Adsorption rules at different temperatures
Reservoir temperature is a key factor affecting fracturing, and also an important variable affecting the law of adsorption. The variation curve of adsorption capacity and equilibrium time of shale with reservoir temperature of 20-100 ºC is shown in Fig. 5.
Fig. 5. Relationship between temperature, adsorption capacity and adsorption equilibrium time (at pH of 7.0 and polymer concentration of 1 800 mg/L).
It can be seen from Fig. 5 that with the increase of temperature, the adsorption amount increases first and then decreases. X section (T < 45ºC) is the section where the adsorption capacity is in positive correlation with temperature, as the temperature rises, the diffusion speed of polymer molecules accelerates, and more polymer molecules get away from the binding of water molecules, the collisions between polymer molecules and shale surfaces increase, thus leading to the rapid increase of adsorption capacity.
Y section (T = 45-70ºC) is the section where the adsorption is in negative correlation with temperature, as the temperature continues to rise, the desorption rate of polymer molecules will accelerate at the same time, which will cause the polymer molecules to separate from the shale surface and melt into the slick water again, so the adsorption capacity decreases rapidly. Z section (T >70º) is a section where adsorption is not correlated with temperature.

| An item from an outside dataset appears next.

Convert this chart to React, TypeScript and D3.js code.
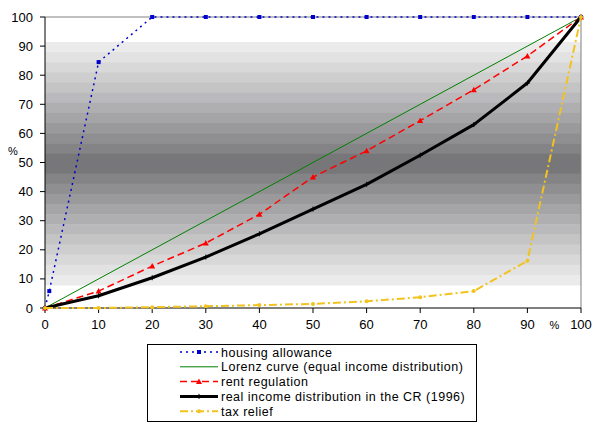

When the temperature is above 70 ºC, the amount of adsorption no longer changes with the temperature. The adsorption capacity is stabilized at about 2.7 mg/g and the adsorption and desorption of the polymer on shale surface reach dynamic equilibrium at this time.
With the increase of temperature, the adsorption equilibrium time decreases continuously. The adsorption equilibrium time decreases sharply at 20-45ºC, and the adsorption equilibrium time is in exponential negative correlation with the temperature. At 45-70 ºC, the adsorption equilibrium time decreases continuously, and is in linear negative correlation with the temperature. The equilibrium time will not change at 70-100 ºC.